I worked with serial-based systems in the 80's and don't ever remember parity being useful for anything; it was simply something to get right when you set devices up. The effect of receiving bad parity was device-specific: some devices would simply ignore the character; some would show a character even though received incorrectly; at least one type of dumb terminal I remember printing a funny character (perhaps a tilde ~ ) in place of the incorrectly received character.
The original idea of parity checking was obviously to detect gross errors where 1 of the 8 bits in the character had got flipped in transit (perhaps in noise on a long cable). Obviously, it's of limited use, as a run of bad bits could easily render the parity overall as being correct.
If the 'end-application' is an interactive terminal or printer, you can obviously spot that the characters are corrupt, as a stream of rubbish comes out on the paper or screen. For file-transfer applications, or some kind of serial-based protocol (like the IBRO protocol they used to use in card-swipe terminals), you wouldn't depend on parity, but rather there would be some kind of better checksum. I remember sending frames that consisted of STX + data + ETX + plus a one-byte checksum that was calculated from the data bytes. If the checksum calculation didn't work out the same at the receiver, you would send a NAK, and the sender would send the frame over again. Some similar kind of logic exists in Kermit, IIRC.

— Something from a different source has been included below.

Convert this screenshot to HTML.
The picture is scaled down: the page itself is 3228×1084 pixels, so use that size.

You mention tn3270, but this is really on a different timeline to the one you suggest. IBM networks used synchronous links carrying SNA protocol encapsulated in SDLC frames at the low level this data was sent serially but with special start/stop patterns that couldn't appear in the data, and with a 16-bit cyclic redundancy check (CRC) to make sure the data was good at the receiver. The terminal protocol was 3270 (using EBCDIC coding, as you mention), and this was a whole parallel world to ASCII-based PCs with their asynch serial communications. This proprietary world of SNA communications lasted through the 90's until TCP/IP and the Internet ultimately displaced it. The tn3270 that you describe is a way of encapsulating 3270 data into TCP/IP (telnet) packets, as a way to integrate the last few distributed IBM mainframe users into the new world of TCP networks.

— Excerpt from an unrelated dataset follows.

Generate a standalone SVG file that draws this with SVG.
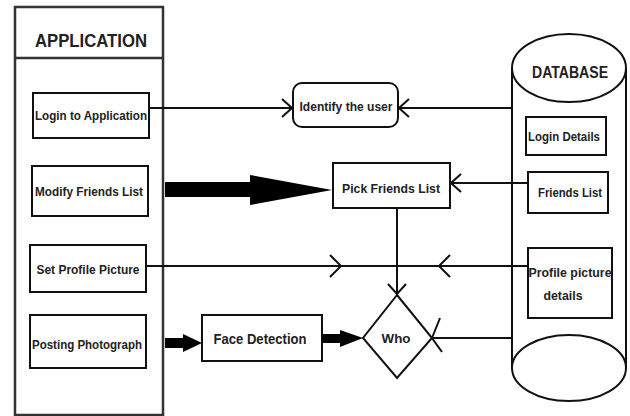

CRCs of varying lengths are used in modern communications, as it allows you to detect more than one error in frame, and is a good indication of the frame being overall somehow corrupted. Going further, there are forward error correction systems in use now that allow you to correct a small number of bits in error, as well as detect a frame that is corrupted beyond repair.
More detail about how serial communications works can be found in the data sheets for UART chips. PC designs used chips like the 8250 and 16550, but their modern descendents (like the Maxim MAX3109) have all the same ideas built-in.